The penetrable-sphere model: A fluid of ghost

Andres Santos

Departamento de Fisica, Universidad de Extremadura, E-06071 Badajoz, Spain

In the last few years, interaction potentials either bounded or diverging very weakly for short distances have received much attention as models of the effective two-body interaction in some colloidal systems, such as micelles in a solvent, star copolymer suspensions or polymer chains in good solvents. The simplest bounded potential is that of so-called penetrable spheres (PS), which takes a positive finite value if the two spheres are overlapped, being 0 otherwise.
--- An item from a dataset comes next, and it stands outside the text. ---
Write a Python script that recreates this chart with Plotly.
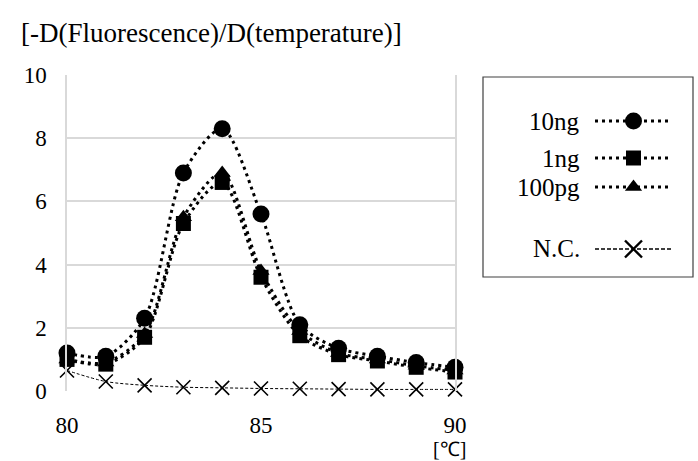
import plotly.graph_objects as go

temps = [80, 81, 82, 83, 84, 85, 86, 87, 88, 89, 90]
ng10 = [1.2, 1.1, 2.3, 6.9, 8.3, 5.6, 2.1, 1.35, 1.1, 0.9, 0.75]
ng1 = [1.0, 0.85, 1.7, 5.3, 6.6, 3.6, 1.75, 1.15, 0.95, 0.75, 0.6]
pg100 = [1.0, 0.9, 1.8, 5.5, 6.9, 3.8, 1.9, 1.2, 1.0, 0.8, 0.65]
nc = [0.65, 0.3, 0.18, 0.12, 0.1, 0.08, 0.07, 0.06, 0.05, 0.05, 0.05]

series_names = ["10ng", "1ng", "100pg", "N.C."]
xticks = [80, 85, 90]
yticks = [0, 2, 4, 6, 8, 10]

FONT = "Liberation Serif"
W, H = 698, 461


def px(x):
    return x / W


def py(y):
    return (H - y) / H


fig = go.Figure()


def add(y, sym, size, dash, width, name, lw=0):
    fig.add_trace(go.Scatter(
        x=temps, y=y, mode="lines+markers", name=name,
        line=dict(shape="spline", smoothing=0.8, dash=dash, width=width, color="black"),
        marker=dict(symbol=sym, size=size, color="black", line=dict(width=lw, color="black")),
        cliponaxis=False, showlegend=False))


DOT = "3px,4px"
NCDASH = "3px,2px"
add(ng10, "circle", 17, DOT, 3, "10ng")
add(pg100, "triangle-up", 15, DOT, 3, "100pg")
add(ng1, "square", 15, DOT, 3, "1ng")
add(nc, "x-thin", 14, NCDASH, 1, "N.C.", lw=1.6)

# custom legend (text left of symbol); legend axis y range is in pixel rows
leg_y = [121, 158, 187, 249]
styles = [("circle", 17, DOT, 3, 0), ("square", 15, DOT, 3, 0),
          ("triangle-up", 15, DOT, 3, 0), ("x-thin", 17, "4px,2px", 1.5, 2.4)]
annots = []
for name, ly, (sym, sz, dash, w, lw) in zip(series_names, leg_y, styles):
    fig.add_trace(go.Scatter(
        x=[0, 1, 2], y=[ly, ly, ly], mode="lines", xaxis="x2", yaxis="y2",
        line=dict(dash=dash, width=w, color="black"), showlegend=False, hoverinfo="skip"))
    fig.add_trace(go.Scatter(
        x=[1], y=[ly], mode="markers", xaxis="x2", yaxis="y2",
        marker=dict(symbol=sym, size=sz, color="black", line=dict(width=lw, color="black")),
        showlegend=False, cliponaxis=False, hoverinfo="skip"))
    annots.append(dict(x=px(582), y=py(ly), xref="paper", yref="paper", text=name,
                       showarrow=False, xanchor="right", yanchor="middle",
                       font=dict(family=FONT, size=25, color="black")))

annots.append(dict(text="[-D(Fluorescence)/D(temperature)]", xref="paper", yref="paper",
                   x=px(19), y=py(33), showarrow=False, xanchor="left", yanchor="middle",
                   font=dict(family=FONT, size=27, color="black")))
annots.append(dict(text="[℃]", xref="paper", yref="paper",
                   x=px(449), y=py(449), showarrow=False, xanchor="center", yanchor="middle",
                   font=dict(family=FONT, size=20, color="black")))

fig.update_layout(
    width=W, height=H,
    margin=dict(l=0, r=0, t=0, b=0, autoexpand=False),
    paper_bgcolor="white", plot_bgcolor="white",
    font=dict(family=FONT, size=23, color="black"),
    xaxis=dict(domain=[px(67), px(455)], range=[80, 90], tickvals=xticks, showgrid=False,
               zeroline=False, showline=False, ticks="", ticklabelstandoff=18, automargin=False),
    yaxis=dict(domain=[py(391), py(75)], range=[0, 10], tickvals=yticks, showgrid=True,
               gridcolor="#d9d9d9", gridwidth=1.5, zeroline=False, showline=True,
               linecolor="#d9d9d9", linewidth=1.5, mirror=True, ticks="",
               ticklabelstandoff=14, automargin=False),
    xaxis2=dict(domain=[px(595), px(672)], range=[0, 2], visible=False, anchor="y2"),
    yaxis2=dict(domain=[py(277), py(77)], range=[277, 77], visible=False, anchor="x2"),
    shapes=[dict(type="rect", xref="paper", yref="paper",
                 x0=px(483), x1=px(693), y0=py(277), y1=py(77),
                 line=dict(color="#404040", width=1.2), fillcolor="rgba(0,0,0,0)")],
    annotations=annots,
)

fig.write_html("out.html")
In the first part of my talk, I will consider the exact structural and thermodynamic properties of the d-dimensional PS model in the combined limit where the reduced temperature and density go to infinity, its ratio being kept finite. The PS fluid exhibits a spinodal instability with a divergent correlation length at a certain maximum value of the density/temperature parameter, even in the one-dimensional case. A simple free-volume approximate theory for the solid phase allows one to get estimates of the freezing and melting densities. In the second part of the talk a simple analytic theory for the structure of the low-temperature one-dimensional PS fluid will be constructed. This theory reduces in the zero-temperature limit to the exact solution for hard rods. Finally, the approximate low-temperature theory and the asymptotically exact high-temperature correlation function are compared with Monte Carlo simulation results for finite temperatures.